More climate change targets missed: act now or 2 degree rise likely
CO2 emissions were at a record high in 2010 according to the International Energy Agency (IEA) as growing economies pump more emissions into the atmosphere and threaten to help derail efforts to limit global warming to the agreed UN target of 2 degrees Celsius.
The IEA says 2010's CO2 emissions were the highest in history and 80% of projected emissions for 2020 can't be stopped.
While the financial crisis of 2009 was bad for economies, it was good for the environment, but the recovery - largely powered by emerging economies like China and India - has seen emissions jump 5% over the previous record year, 2008, to 30.6 Gigatonnes (Gt).
The power industry will continue to grow according to the IEA with 80% of emissions for 2020 likely to come from existing or planned power production.
"This significant increase in CO2 emissions and the locking in of future emissions due to infrastructure investments represent a serious setback to our hopes of limiting the global rise in temperature to no more than 2ºC," said Dr Fatih Birol, Chief Economist at the IEA who oversees the annual World Energy Outlook, the Agency's flagship publication.

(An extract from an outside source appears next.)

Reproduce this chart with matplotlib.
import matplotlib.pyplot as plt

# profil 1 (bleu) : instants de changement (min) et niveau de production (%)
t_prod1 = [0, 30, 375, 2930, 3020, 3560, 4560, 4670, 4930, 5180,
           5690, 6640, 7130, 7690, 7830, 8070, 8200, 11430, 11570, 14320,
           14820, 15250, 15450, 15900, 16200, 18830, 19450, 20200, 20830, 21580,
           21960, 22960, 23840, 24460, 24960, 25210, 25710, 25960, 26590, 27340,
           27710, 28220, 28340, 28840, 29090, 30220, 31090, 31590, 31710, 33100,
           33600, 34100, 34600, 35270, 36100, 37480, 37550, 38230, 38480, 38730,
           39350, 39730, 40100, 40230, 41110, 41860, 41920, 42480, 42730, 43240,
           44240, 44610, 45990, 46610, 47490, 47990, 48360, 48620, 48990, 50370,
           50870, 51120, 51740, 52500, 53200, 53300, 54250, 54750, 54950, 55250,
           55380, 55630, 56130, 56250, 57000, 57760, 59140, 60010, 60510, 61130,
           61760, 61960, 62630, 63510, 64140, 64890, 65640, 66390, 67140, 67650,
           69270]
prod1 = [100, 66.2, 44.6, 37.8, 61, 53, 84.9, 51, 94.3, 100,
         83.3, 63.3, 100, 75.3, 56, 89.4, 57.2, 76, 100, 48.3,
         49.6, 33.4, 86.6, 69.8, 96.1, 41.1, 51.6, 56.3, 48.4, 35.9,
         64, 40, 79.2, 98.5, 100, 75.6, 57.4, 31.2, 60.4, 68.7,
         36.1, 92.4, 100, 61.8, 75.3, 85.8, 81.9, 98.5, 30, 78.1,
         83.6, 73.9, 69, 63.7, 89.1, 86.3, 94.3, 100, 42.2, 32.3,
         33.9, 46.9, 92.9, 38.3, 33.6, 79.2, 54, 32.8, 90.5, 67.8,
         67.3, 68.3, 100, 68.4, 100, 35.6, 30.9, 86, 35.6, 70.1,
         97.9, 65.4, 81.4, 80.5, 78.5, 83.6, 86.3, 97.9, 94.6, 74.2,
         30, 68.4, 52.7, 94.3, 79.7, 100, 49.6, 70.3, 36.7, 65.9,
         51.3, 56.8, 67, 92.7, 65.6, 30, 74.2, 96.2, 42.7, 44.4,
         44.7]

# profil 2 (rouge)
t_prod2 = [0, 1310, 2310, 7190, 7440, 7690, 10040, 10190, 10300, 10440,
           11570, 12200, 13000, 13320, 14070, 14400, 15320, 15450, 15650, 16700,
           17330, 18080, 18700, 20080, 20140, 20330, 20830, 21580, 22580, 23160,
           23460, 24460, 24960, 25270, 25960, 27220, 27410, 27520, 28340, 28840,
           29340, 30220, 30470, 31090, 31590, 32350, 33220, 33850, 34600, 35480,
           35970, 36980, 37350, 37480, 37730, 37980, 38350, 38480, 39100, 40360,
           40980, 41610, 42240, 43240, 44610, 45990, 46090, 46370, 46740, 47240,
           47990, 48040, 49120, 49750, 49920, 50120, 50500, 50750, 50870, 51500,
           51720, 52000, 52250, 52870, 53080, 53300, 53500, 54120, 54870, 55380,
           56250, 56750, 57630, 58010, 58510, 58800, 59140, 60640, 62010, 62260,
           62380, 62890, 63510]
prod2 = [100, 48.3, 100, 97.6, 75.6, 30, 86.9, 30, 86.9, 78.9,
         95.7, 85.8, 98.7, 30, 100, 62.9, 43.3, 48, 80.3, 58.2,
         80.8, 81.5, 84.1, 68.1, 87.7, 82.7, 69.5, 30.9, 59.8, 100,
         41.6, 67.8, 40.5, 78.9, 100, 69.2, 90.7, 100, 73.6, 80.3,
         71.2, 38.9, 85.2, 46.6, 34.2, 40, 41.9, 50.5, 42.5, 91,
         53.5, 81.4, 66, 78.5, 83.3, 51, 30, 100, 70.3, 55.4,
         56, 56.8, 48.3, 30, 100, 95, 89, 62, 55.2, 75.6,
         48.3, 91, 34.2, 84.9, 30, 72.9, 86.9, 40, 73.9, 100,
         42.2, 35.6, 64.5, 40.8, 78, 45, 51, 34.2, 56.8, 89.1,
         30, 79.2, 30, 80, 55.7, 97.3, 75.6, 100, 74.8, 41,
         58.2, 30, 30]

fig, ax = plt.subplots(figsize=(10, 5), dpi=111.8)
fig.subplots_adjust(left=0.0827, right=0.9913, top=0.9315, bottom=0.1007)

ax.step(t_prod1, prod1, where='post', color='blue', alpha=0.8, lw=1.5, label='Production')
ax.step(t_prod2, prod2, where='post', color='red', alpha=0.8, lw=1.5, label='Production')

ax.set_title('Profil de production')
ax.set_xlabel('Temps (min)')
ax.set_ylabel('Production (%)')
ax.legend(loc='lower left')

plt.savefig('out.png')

The 2 degree target was agreed by governments at the 2010 UN climate change conference in Cancun, Mexico. To hit that target would mean limiting the increase in CO2 to 5% over the levels in 2000.
"Our latest estimates are another wake-up call," said Dr Birol. "The world has edged incredibly close to the level of emissions that should not be reached until 2020 if the 2ºC target is to be attained. Given the shrinking room for manoeuvre in 2020, unless bold and decisive decisions are made very soon, it will be extremely challenging to succeed in achieving this global goal agreed in Cancun."
Coal accounted for 44% of the estimated CO2 emissions in 2010, oil for 36% and 20% came from natural gas. While more of the growth came from new economies, the developed world still emits almost double the amount of CO2 per head than China and nearly five times more than India.